Hunt v. Philadelphia & Reading Railway Co.

Opinion by

Mr. Justice Mestrezat,

February 21, 1910:

This action was tried before a jury and resulted in a verdict for the plaintiff. The trial judge refused binding instructions for the defendant company but the court in banc, on motion of counsel, subsequently entered judgment for the defendant under the Act of April 22, 1905, P. L. 286. The plaintiff appealed and assigned as error the granting of defendant’s motion for judgment non obstante veredicto. The judgment was reversed by this court, and the trial court was directed to enter judgment upon the verdict: Hunt v. Philadelphia & Reading Railway Co., 224 Pa. 604. The judgment having been entered below as directed by this court, the defendant has taken this appeal and assigns for error the action of the court in declining to charge that “ under all the evidence in this case your verdict must be for the defendant.” It will, therefore, be observed that on the former appeal taken by the plaintiff we held that under the evidence the case was for the jury; and we are now asked to say on this appeal taken by the defendant company that the case was not for the jury and that the court should have directed a verdict for the defendant company. After a reargument and further consideration, we are not convinced that our former judgment is erroneous.
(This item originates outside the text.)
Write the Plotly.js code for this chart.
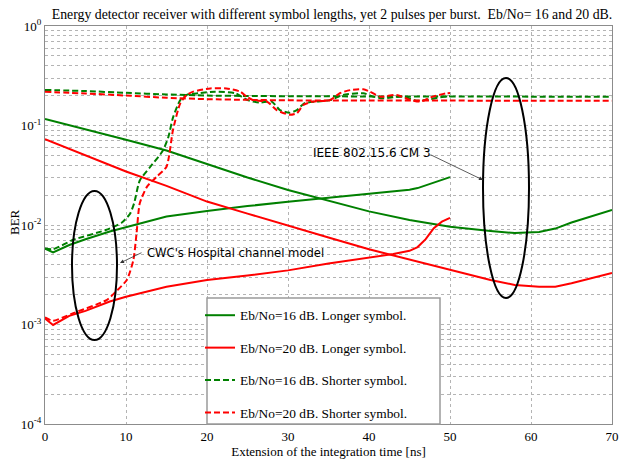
<!DOCTYPE html>
<html><head><meta charset="utf-8">
<script src="https://cdn.plot.ly/plotly-3.0.1.min.js"></script>
<style>html,body{margin:0;padding:0;background:#fff}#chart{width:619px;height:460px}</style>
</head><body><div id="chart"></div>
<script>
// ---- Data ----
const chartTitle = 'Energy detector receiver with different symbol lengths, yet 2 pulses per burst.  Eb/No= 16 and 20 dB.';
const xTitle = 'Extension of the integration time [ns]';
const yTitle = 'BER';
const seriesNames = ['Eb/No=16 dB. Longer symbol.', 'Eb/No=20 dB. Longer symbol.', 'Eb/No=16 dB. Shorter symbol.', 'Eb/No=20 dB. Shorter symbol.'];
const xTickVals = [0, 10, 20, 30, 40, 50, 60, 70];
const yTickVals = [1e-4, 1e-3, 1e-2, 1e-1, 1];
const yTickText = ['10<sup>-4</sup>', '10<sup>-3</sup>', '10<sup>-2</sup>', '10<sup>-1</sup>', '10<sup>0</sup>'];
const noteCM3 = 'IEEE 802.15.6 CM 3';
const noteCWC = "CWC's Hospital channel model";

// IEEE 802.15.6 CM 3 channel, longer symbol
const cm3LongX   = [0, 5, 10, 15, 20, 25, 30, 35, 40, 45, 50, 55, 58, 61, 63, 65, 70];
const cm3Long16  = [0.116, 0.092, 0.072, 0.056, 0.041, 0.030, 0.0225, 0.0175, 0.0137, 0.0112, 0.0096, 0.0087, 0.0083, 0.0085, 0.0092, 0.0106, 0.0142];
const cm3Long20  = [0.073, 0.050, 0.0345, 0.0247, 0.0172, 0.0130, 0.0098, 0.0075, 0.0057, 0.0045, 0.0035, 0.0028, 0.0025, 0.0024, 0.0024, 0.0026, 0.0033];
// IEEE 802.15.6 CM 3 channel, shorter symbol
const cm3ShortX  = [0, 5, 10, 15, 20, 25, 30, 40, 50, 60, 70];
const cm3Short16 = [0.228, 0.222, 0.213, 0.205, 0.200, 0.198, 0.197, 0.196, 0.196, 0.195, 0.195];
const cm3Short20 = [0.218, 0.210, 0.200, 0.190, 0.184, 0.181, 0.179, 0.178, 0.178, 0.177, 0.177];
// CWC hospital channel, longer symbol
const cwcLongX   = [0, 1, 3, 5, 8, 10, 15, 20, 25, 30, 35, 40, 43, 45, 46, 47, 48, 49, 50];
const cwcLong16  = [0.0058, 0.0053, 0.0063, 0.0072, 0.0086, 0.0095, 0.0122, 0.0138, 0.0155, 0.0171, 0.0188, 0.0207, 0.0216, 0.0226, 0.0235, 0.0250, 0.0268, 0.0285, 0.0303];
const cwcLong20  = [0.00115, 0.00099, 0.00122, 0.00137, 0.0017, 0.0019, 0.0024, 0.0028, 0.0031, 0.0035, 0.0041, 0.0047, 0.0051, 0.0055, 0.0060, 0.0072, 0.0093, 0.0108, 0.0118];
// CWC hospital channel, shorter symbol
const cwcShort16X = [0, 1, 3.5, 7.5, 9.5, 10.5, 11, 11.7, 13, 14.5, 15.2, 15.8, 16.7, 17.5, 19, 21, 23.5, 25, 26.5, 28, 29, 30.2, 31.1, 32, 33.5, 35.2, 36.8, 39.3, 40.5, 41.7, 44.2, 46, 47.5, 49.2, 50];
const cwcShort16  = [0.0058, 0.0057, 0.0071, 0.0089, 0.0106, 0.0130, 0.0165, 0.028, 0.0385, 0.055, 0.075, 0.12, 0.18, 0.203, 0.211, 0.219, 0.211, 0.180, 0.170, 0.174, 0.143, 0.134, 0.143, 0.167, 0.174, 0.180, 0.203, 0.211, 0.195, 0.188, 0.195, 0.177, 0.183, 0.195, 0.197];
const cwcShort20X = [0, 1, 3.5, 7.6, 8.9, 10.1, 10.9, 11.3, 11.7, 12.6, 13.8, 15, 15.8, 16.7, 17.5, 18.3, 20.4, 22.4, 24.1, 24.9, 25.7, 27.4, 28.6, 30.2, 31.1, 31.9, 33.1, 35.2, 36.4, 37.7, 39.3, 40.1, 41.4, 43.4, 45.1, 46.3, 47.9, 49.6, 50];
const cwcShort20  = [0.00118, 0.00109, 0.0013, 0.00176, 0.0022, 0.0028, 0.0044, 0.0082, 0.0165, 0.0243, 0.0306, 0.0385, 0.090, 0.167, 0.203, 0.219, 0.236, 0.236, 0.219, 0.195, 0.180, 0.174, 0.143, 0.128, 0.133, 0.161, 0.174, 0.180, 0.211, 0.227, 0.231, 0.219, 0.195, 0.203, 0.180, 0.174, 0.195, 0.211, 0.212];

// ---- Styles ----
const GREEN = '#008000', RED = '#ff0000';
const SERIF = '"Liberation Serif", "Times New Roman", serif';
const SANS = '"DejaVu Sans", Verdana, sans-serif';
const DASH = '6px,3px';
const GRID = '#b4b4b4';

function tr(x, y, color, dashed, idx, show, spline) {
  return {
    type: 'scatter', mode: 'lines', x: x, y: y,
    name: seriesNames[idx], legendgroup: 'g' + idx, showlegend: show,
    line: {color: color, width: 2, dash: dashed ? DASH : 'solid', shape: spline ? 'spline' : 'linear', smoothing: 0.6},
    hoverinfo: 'x+y+name'
  };
}

const data = [
  tr(cm3LongX, cm3Long16, GREEN, false, 0, true),
  tr(cwcLongX, cwcLong16, GREEN, false, 0, false),
  tr(cm3LongX, cm3Long20, RED, false, 1, true),
  tr(cwcLongX, cwcLong20, RED, false, 1, false),
  tr(cm3ShortX, cm3Short16, GREEN, true, 2, true, true),
  tr(cwcShort16X, cwcShort16, GREEN, true, 2, false, true),
  tr(cm3ShortX, cm3Short20, RED, true, 3, true, true),
  tr(cwcShort20X, cwcShort20, RED, true, 3, false, true)
];

const minorY = [];
for (let e = -4; e < 0; e++) for (let m = 2; m <= 9; m++) minorY.push(m * Math.pow(10, e));

// plot area: x 45..612, y 26..424
const PL = 45, PR = 612, PT = 26, PB = 424;
const px = v => (v - PL) / (PR - PL);
const py = v => (PB - v) / (PB - PT);

const layout = {
  width: 619, height: 460,
  margin: {l: PL, r: 619 - PR, t: PT, b: 460 - PB},
  paper_bgcolor: '#ffffff', plot_bgcolor: '#ffffff',
  showlegend: true,
  title: {text: chartTitle, font: {family: SERIF, size: 13.8, color: '#000'}, xref: 'container', x: 332 / 619, xanchor: 'center', yref: 'container', y: 1 - 14 / 460, yanchor: 'middle'},
  xaxis: {
    range: [0, 70], tickmode: 'array', tickvals: xTickVals, ticks: '',
    showgrid: true, gridcolor: GRID, griddash: 'dot', gridwidth: 1,
    showline: true, linecolor: '#8c8c8c', linewidth: 1, mirror: true, zeroline: false,
    tickfont: {family: SERIF, size: 13, color: '#000'},
    title: {text: xTitle, font: {family: SERIF, size: 13, color: '#000'}, standoff: 2}
  },
  yaxis: {
    type: 'log', range: [-4, 0], tickmode: 'array', tickvals: yTickVals, ticktext: yTickText, ticks: '',
    showgrid: true, gridcolor: GRID, griddash: 'dot', gridwidth: 1,
    minor: {tickmode: 'array', tickvals: minorY, showgrid: true, gridcolor: GRID, griddash: 'dot', gridwidth: 1, ticks: ''},
    showline: true, linecolor: '#8c8c8c', linewidth: 1, mirror: true, zeroline: false,
    tickfont: {family: SERIF, size: 13, color: '#000'}
  },
  legend: {
    x: px(200), y: py(300), xanchor: 'left', yanchor: 'top',
    bgcolor: 'rgba(0,0,0,0)', borderwidth: 0, tracegroupgap: 12,
    font: {family: SERIF, size: 13.4, color: '#000'}
  },
  shapes: [
    {type: 'rect', xref: 'paper', yref: 'paper', x0: px(207), x1: px(440), y0: 0, y1: py(298), fillcolor: '#ffffff', line: {color: '#9a9a9a', width: 1.5}, layer: 'above'},
    {type: 'circle', xref: 'paper', yref: 'paper', x0: px(72), x1: px(117), y0: py(340), y1: py(191), line: {color: '#000', width: 2}, layer: 'above'},
    {type: 'circle', xref: 'paper', yref: 'paper', x0: px(483), x1: px(529), y0: py(298), y1: py(78), line: {color: '#000', width: 2}, layer: 'above'}
  ],
  annotations: [
    {xref: 'paper', yref: 'paper', x: px(14), y: py(222), xanchor: 'center', yanchor: 'middle', text: yTitle, textangle: -90, showarrow: false, font: {family: SERIF, size: 13, color: '#000'}},
    {xref: 'paper', yref: 'paper', x: px(311), y: py(153), xanchor: 'left', yanchor: 'middle', text: noteCM3, showarrow: false, font: {family: SANS, size: 12, color: '#000'}},
    {xref: 'paper', yref: 'paper', x: px(145), y: py(253), xanchor: 'left', yanchor: 'middle', text: noteCWC, showarrow: false, font: {family: SANS, size: 11.6, color: '#000'}},
    {xref: 'paper', yref: 'paper', x: px(483), y: py(180), ax: -54, ay: -26, text: '', showarrow: true, arrowhead: 2, arrowsize: 1, arrowwidth: 0.8, arrowcolor: '#333'},
    {xref: 'paper', yref: 'paper', x: px(120), y: py(263), ax: 23, ay: -11, text: '', showarrow: true, arrowhead: 2, arrowsize: 1, arrowwidth: 0.8, arrowcolor: '#333'}
  ]
};

Plotly.newPlot('chart', data, layout, {displayModeBar: false, staticPlot: true});
</script></body></html>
We did not discuss the effect of the Act of April 4, 1868, P. L. 58, in the opinion filed in the former case, as under our cases we regarded the question too clear to need discussion. That act provides that “when any person shall sustain personal injury or loss of life while lawfully engaged or employed on or about the roads .... and premises of a railroad company, .... of which company such person is not an employee, the right of action and recovery in all such cases against the company shall be such only as would exist if such person *292were an employee.” It appears from the evidence that the defendant company was using the tracks of the Baltimore & Ohio Railroad Co., and presumptively by the latter’s permission, and hence at the time and place of the accident, they must be considered the property of the defendant. The plaintiff, an employee of the Baltimore & Ohio Railroad Co. and then engaged in its service, was therefore not employed on or about the defendant’s road and was not a quasi employee of the defendant company within contemplation of the act of 1868. The facts of the case bring this branch of it within the doctrine of Kelly v. Union Traction Co., 199 Pa. 322, and Keck v. Philadelphia & Reading R. R. Co., 206 Pa. 501.

The judgment is affirmed.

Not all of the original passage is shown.